Archive for August 29, 2025

theater

Return to the Theater

This week I saw live theater for the first time in ages. I used to have season tickets for the Broadway musical touring show series, and when I was in college I took a couple of theater electives that required you to go to all the theater department shows. But I dropped my season tickets when they started bringing around the same shows every year and when the only new shows were those that were musical versions of movies or “jukebox” musicals. It’s been decades since I’ve been to a non-musical play.

But I now live in a town with a real theater, and I’ve made friends who are really involved in it, so I got to go to the dress rehearsal for their production of Romeo and Juliet this week. The theater is a reproduction of the Blackfriars Theater, the one where Shakespeare’s company performed once they made it big, so it’s an indoor theater with actual seats, not like the Globe. They try to keep the experience close to what it was in Shakespeare’s time, so they don’t turn out the lights over the audience. Once the candles for the chandeliers were lit, they had to stay lit (though they use electric candles in the chandeliers here). That also means there are no lighting effects. There’s also no amplification — no microphones. The acoustics in the theater are really good, and it’s a fairly small space, so you can hear pretty well even without microphones.

Though it may be a really old-school theater, they did play with the setting, so this Romeo & Juliet was set in the early 2000s in America. They used American accents with the Shakespearean text and a very modern inflection. The clothes were rather stylized so didn’t look exactly like the way I remember the early 2000s, but there were elements that reflected that era. For instance, Juliet often wore a Juicy Couture-style velour track suit, but instead of it saying “Juicy” across the bottom, it said “Juliet.” In scenes where she was reading a book, she had Sisterhood of the Traveling Pants (reminding us that she was a teenager). A lot of the guys wore letter jackets from Verona High, and they were hanging out at a Pizza Hut when one of the fights between the rival factions broke out.

It wasn’t a musical, but it did incorporate music. The whole cast does a few songs before the show and at the end of intermission, with some of them playing instruments, and the actors play music and sing where it fits into the play — like in this case at the party where Romeo and Juliet meet.
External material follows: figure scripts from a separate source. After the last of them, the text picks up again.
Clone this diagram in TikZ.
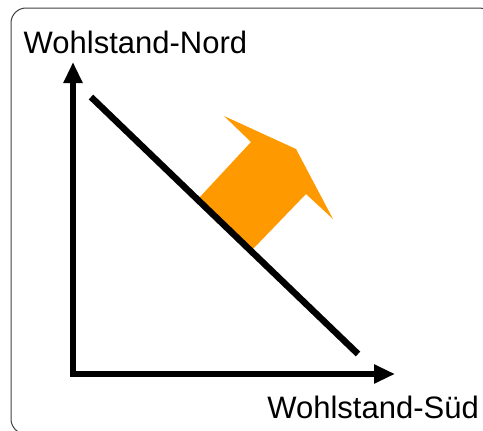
\documentclass[tikz,border=0pt]{standalone}
\usepackage{fontspec}
\setmainfont{Liberation Sans}
\usetikzlibrary{arrows.meta}
\definecolor{arroworange}{HTML}{FF9900}
\tikzset{
  axis/.style={line width=6.5pt, line join=miter, -{Triangle[length=21pt,width=18pt]}},
  budget/.style={line width=6.5pt},
  label/.style={inner sep=0pt, font=\fontsize{31}{37}\selectfont},
  frame/.style={draw=black!75, line width=1pt, rounded corners=15pt}
}
\begin{document}
\begin{tikzpicture}[x=1pt,y=-1pt]
\useasboundingbox (0,0) rectangle (483,431);
\clip (0,0) rectangle (483,431);
\draw[frame] (11,8) rectangle (494,434);
% orange arrow
\fill[arroworange] (199,198) -- (253,249) -- (306,194) -- (333,219) -- (296,149) -- (224,116) -- (251,142) -- cycle;
% axes
\coordinate (O) at (73,374);
\coordinate (Ytip) at (73,62);
\coordinate (Xtip) at (395,374);
\draw[axis] (O) -- (Ytip);
\draw[axis] (O) -- (Xtip);
\fill (69.75,370.75) rectangle (76.25,377.25);
% budget line
\coordinate (A) at (91,97);
\coordinate (B) at (358,354);
\draw[budget] (A) -- (B);
% labels
\node[label, anchor=base west] (north) at (23.5,53) {Wohlstand-Nord};
\node[label, anchor=base east] (south) at (479,418) {Wohlstand-Süd};
\end{tikzpicture}
\end{document}
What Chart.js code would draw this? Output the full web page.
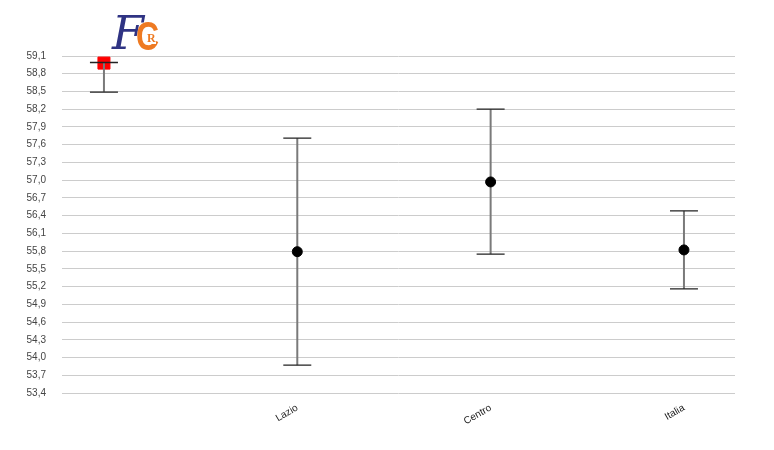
<!DOCTYPE html>
<html>
<head>
<meta charset="utf-8">
<script src="https://cdn.jsdelivr.net/npm/chart.js@4.4.0/dist/chart.umd.min.js"></script>
<style>
  html, body { margin: 0; padding: 0; background: #fff; }
  #wrap { position: relative; width: 774px; height: 450px; }
  #logo { position: absolute; left: 112px; top: 6px; width: 60px; height: 54px; }
  #logo .f { position: absolute; left: 0; top: 0; font: italic 46px "DejaVu Serif", serif; color: #2f3383; line-height: 54px; }
  #logo .c { position: absolute; left: 24px; top: 6px; font: bold 40px "Liberation Sans", sans-serif; color: #ee7a22; line-height: 48px; transform: scaleX(0.8); transform-origin: left top; }
  #logo .r { position: absolute; left: 35px; top: 27px; font: bold 12px "Liberation Serif", serif; color: #ee7a22; background: #fff; line-height: 11px; }
</style>
</head>
<body>
<div id="wrap">
  <canvas id="chart" width="774" height="450"></canvas>
  <div id="logo"><span class="f">F</span><span class="c">C</span><span class="r">R</span></div>
</div>
<script>
// data
const categories = ["", "Lazio", "Centro", "Italia"];
const values = [58.98, 55.79, 56.97, 55.82];
const upper = [58.99, 57.71, 58.20, 56.48];
const lower = [58.49, 53.87, 55.75, 55.16];
const yTicks = [53.4, 53.7, 54.0, 54.3, 54.6, 54.9, 55.2, 55.5, 55.8, 56.1,
  56.4, 56.7, 57.0, 57.3, 57.6, 57.9, 58.2, 58.5, 58.8, 59.1];

document.addEventListener("DOMContentLoaded", function () {
  // error bars, drawn after the square and before the circles
  const errorBars = {
    id: "errorBars",
    afterDatasetDraw(chart, args) {
      if (args.index !== 1) return;
      const ctx = chart.ctx;
      const xs = chart.scales.x;
      const ys = chart.scales.y;
      ctx.save();
      for (let i = 0; i < categories.length; i++) {
        const px = xs.getPixelForValue(i);
        const top = ys.getPixelForValue(upper[i]);
        const bot = ys.getPixelForValue(lower[i]);
        ctx.strokeStyle = "#7a7a7a";
        ctx.lineWidth = 2;
        ctx.beginPath();
        ctx.moveTo(px, top);
        ctx.lineTo(px, bot);
        ctx.stroke();
        ctx.strokeStyle = "#222";
        ctx.lineWidth = 1.3;
        ctx.beginPath();
        ctx.moveTo(px - 14, top);
        ctx.lineTo(px + 14, top);
        ctx.moveTo(px - 14, bot);
        ctx.lineTo(px + 14, bot);
        ctx.stroke();
      }
      ctx.restore();
    },
  };

  const circlePts = [];
  for (let i = 1; i < categories.length; i++) circlePts.push({ x: i, y: values[i] });

  new Chart(document.getElementById("chart"), {
    type: "scatter",
    data: {
      datasets: [
        {
          data: circlePts,
          pointStyle: "circle",
          pointRadius: 5,
          backgroundColor: "#000",
          borderColor: "#000",
        },
        {
          data: [{ x: 0, y: values[0] }],
          pointStyle: "rect",
          pointRadius: 8.5,
          backgroundColor: "#ff0000",
          borderColor: "#ff0000",
        },
      ],
    },
    options: {
      responsive: false,
      animation: false,
      events: [],
      layout: { padding: { top: 56, right: 39, left: 0, bottom: 0 } },
      plugins: { legend: { display: false }, tooltip: { enabled: false } },
      scales: {
        x: {
          type: "linear",
          min: -0.217,
          max: 3.264,
          afterBuildTicks: (s) => { s.ticks = [1, 2, 3].map((v) => ({ value: v })); },
          afterFit: (s) => { s.height = 57; },
          grid: { display: false },
          border: { display: false },
          ticks: {
            autoSkip: false,
            minRotation: 30,
            maxRotation: 30,
            padding: 1,
            color: "#222",
            font: { family: "Liberation Sans", size: 10 },
            callback: (v) => categories[v] ?? "",
          },
        },
        y: {
          min: 53.4,
          max: 59.1,
          afterBuildTicks: (s) => { s.ticks = yTicks.map((v) => ({ value: v })); },
          afterFit: (s) => { s.width = 62; },
          grid: { color: "#cccccc", drawTicks: false },
          border: { display: false },
          ticks: {
            padding: 16,
            color: "#444",
            font: { family: "Liberation Sans", size: 10 },
            callback: (v) => v.toFixed(1).replace(".", ","),
          },
        },
      },
    },
    plugins: [errorBars],
  });
});
</script>
</body>
</html>
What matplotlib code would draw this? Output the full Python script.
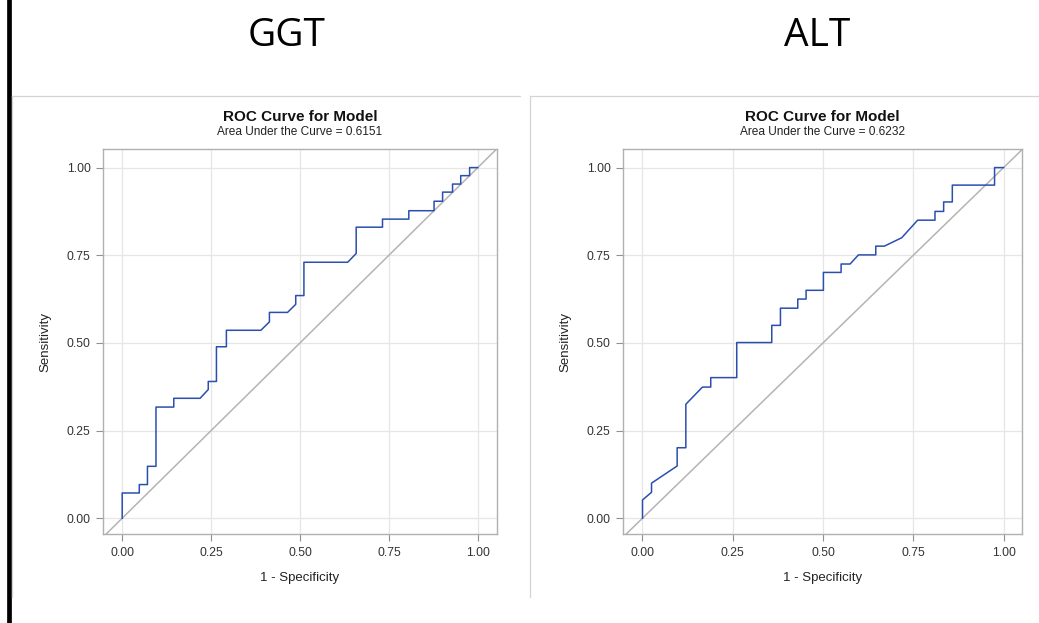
import matplotlib.pyplot as plt
from matplotlib.lines import Line2D

# ROC curve points (1 - specificity, sensitivity)
ggt_fpr = [0.0, 0.0, 0.048, 0.048, 0.071, 0.071, 0.095, 0.095, 0.145, 0.145, 0.219, 0.242,
           0.242, 0.265, 0.265, 0.293, 0.293, 0.390, 0.414, 0.414, 0.465, 0.488, 0.488, 0.511,
           0.511, 0.634, 0.658, 0.658, 0.732, 0.732, 0.806, 0.806, 0.877, 0.877, 0.901, 0.901,
           0.929, 0.929, 0.952, 0.952, 0.977, 0.977, 1.0]
ggt_tpr = [0.0, 0.072, 0.072, 0.096, 0.096, 0.148, 0.148, 0.317, 0.317, 0.342, 0.342, 0.367,
           0.390, 0.390, 0.489, 0.489, 0.536, 0.536, 0.560, 0.587, 0.587, 0.610, 0.635, 0.635,
           0.730, 0.730, 0.755, 0.830, 0.830, 0.853, 0.853, 0.877, 0.877, 0.904, 0.904, 0.930,
           0.930, 0.953, 0.953, 0.977, 0.977, 1.0, 1.0]

alt_fpr = [0.0, 0.0, 0.025, 0.025, 0.096, 0.096, 0.120, 0.120, 0.166, 0.189, 0.189, 0.261,
           0.261, 0.358, 0.358, 0.382, 0.382, 0.430, 0.430, 0.453, 0.453, 0.501, 0.501, 0.550,
           0.550, 0.575, 0.598, 0.646, 0.646, 0.670, 0.718, 0.762, 0.810, 0.810, 0.834, 0.834,
           0.858, 0.858, 0.975, 0.975, 1.0]
alt_tpr = [0.0, 0.052, 0.074, 0.100, 0.149, 0.201, 0.201, 0.325, 0.374, 0.374, 0.401, 0.401,
           0.501, 0.501, 0.550, 0.550, 0.599, 0.599, 0.625, 0.625, 0.650, 0.650, 0.701, 0.701,
           0.725, 0.725, 0.751, 0.751, 0.776, 0.776, 0.800, 0.850, 0.850, 0.875, 0.875, 0.902,
           0.902, 0.950, 0.950, 1.0, 1.0]

panel_titles = ['GGT', 'ALT']
auc_values = ['0.6151', '0.6232']
ticks = [0.0, 0.25, 0.5, 0.75, 1.0]
tick_labels = ['0.00', '0.25', '0.50', '0.75', '1.00']

W, H = 1039, 623
fig = plt.figure(figsize=(W / 100, H / 100), dpi=100)
fig.patch.set_facecolor('white')

def fx(px):
    return px / W

def fy(py):
    return 1 - py / H

# slide decorations: black bar and panel borders
fig.add_artist(Line2D([fx(9), fx(9)], [0, 1], color='black', lw=3.4))
for x0, x1 in [(12, 520), (530, 1039)]:
    fig.add_artist(Line2D([fx(x0), fx(x1)], [fy(96), fy(96)], color='#d4d4d4', lw=0.9))
for x in [12, 530]:
    fig.add_artist(Line2D([fx(x), fx(x)], [fy(96), fy(597)], color='#d4d4d4', lw=0.9))

axes_px = [(103, 497, -0.054, 1.054, 287), (623, 1022, -0.054, 1.051, 817)]
curves = [(ggt_fpr, ggt_tpr), (alt_fpr, alt_tpr)]

for i, (left, right, xl, xr, tcx) in enumerate(axes_px):
    ax = fig.add_axes([fx(left), fy(534), fx(right - left), (534 - 149) / H])
    ax.set_xlim(xl, xr)
    ax.set_ylim(-0.045, 1.053)
    ax.grid(True, color='#e6e6e6', lw=0.9)
    ax.set_axisbelow(True)
    ax.plot([-0.1, 1.1], [-0.1, 1.1], color='#b4b4b4', lw=1.1)
    ax.plot(curves[i][0], curves[i][1], color='#2b4fae', lw=1.1)
    ax.set_xticks(ticks)
    ax.set_xticklabels(tick_labels)
    ax.set_yticks(ticks)
    ax.set_yticklabels(tick_labels)
    for s in ax.spines.values():
        s.set_color('#b0b0b0')
        s.set_linewidth(1.0)
    ax.tick_params(direction='out', length=5, width=0.8, color='#909090',
                   labelsize=8.8, labelcolor='#333333', pad=4)
    for lab in ax.get_xticklabels() + ax.get_yticklabels():
        lab.set_family('Liberation Sans')
    ax.set_xlabel('1 - Specificity', family='Liberation Sans', fontsize=9.5,
                  color='#222222', labelpad=10)
    ax.set_ylabel('Sensitivity', family='Liberation Sans', fontsize=9.5,
                  color='#222222', labelpad=11)
    cx = fx((left + right) / 2)
    fig.text(cx, fy(117), 'ROC Curve for Model', ha='center', va='center',
             family='Liberation Sans', fontweight='bold', fontsize=11, color='#111111')
    fig.text(cx, fy(132), 'Area Under the Curve = ' + auc_values[i], ha='center',
             va='center', family='Liberation Sans', fontsize=8.6, color='#222222')
    fig.text(fx(tcx), fy(36), panel_titles[i], ha='center', va='center',
             family='Open Sans', fontsize=28, color='black')

fig.savefig('out.png', dpi=100, facecolor='white')
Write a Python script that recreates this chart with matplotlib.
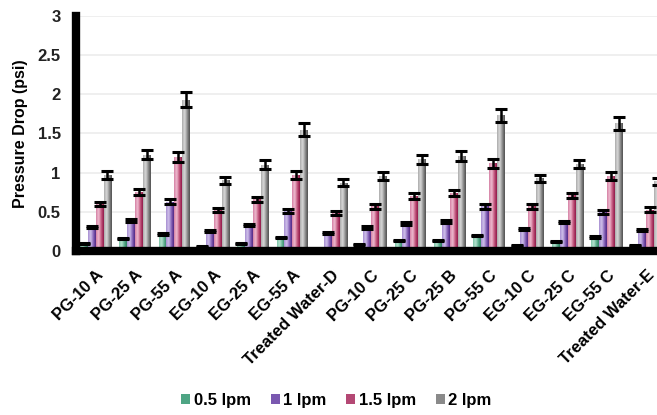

One thing I’d forgotten about theater was the weird sense of having to re-enter the real world after the show is over. For some weird reason, it’s stronger for me in a play than a movie, in spite of the movie being more immersive, where the lights are out and you’re seeing that whole world. I think maybe that’s actually the reason — you have to engage your own imagination so much when seeing a play that there’s more of a transition when you come back to the real world. In this case with such minimal staging, with no scenery and no sets or props other than things the actors interact with that are necessary for the scene, your imagination has to build the world for you. It takes a little time to dismantle that imaginary world you’ve been creating and come back to where you really are.

Fortunately, I had the walk across downtown with my friends to their house on the very edge of downtown to reorient myself before I drove home (I live within walking distance of the theater, but I wouldn’t want to make the walk alone late at night. I don’t think I’d be truly unsafe, but there’s a stretch of street that’s completely deserted late at night, and there are some really dark patches, so it’s common sense) so I didn’t have that entirely unreal feeling while driving.

My friends are recruiting me to be an usher at the theater, and my neighbor is the costume designer, so I may be going to the theater more often. They work in repertory, so there’s one cast for the season and the same people do multiple plays in rotation. This season they’re also doing Two Gentlemen of Verona, starting in a couple of weeks, and then there’s another play that isn’t Shakespeare. They seem to do a lot of shows based on Jane Austen’s works, as well as classic plays like The Importance of Being Earnest.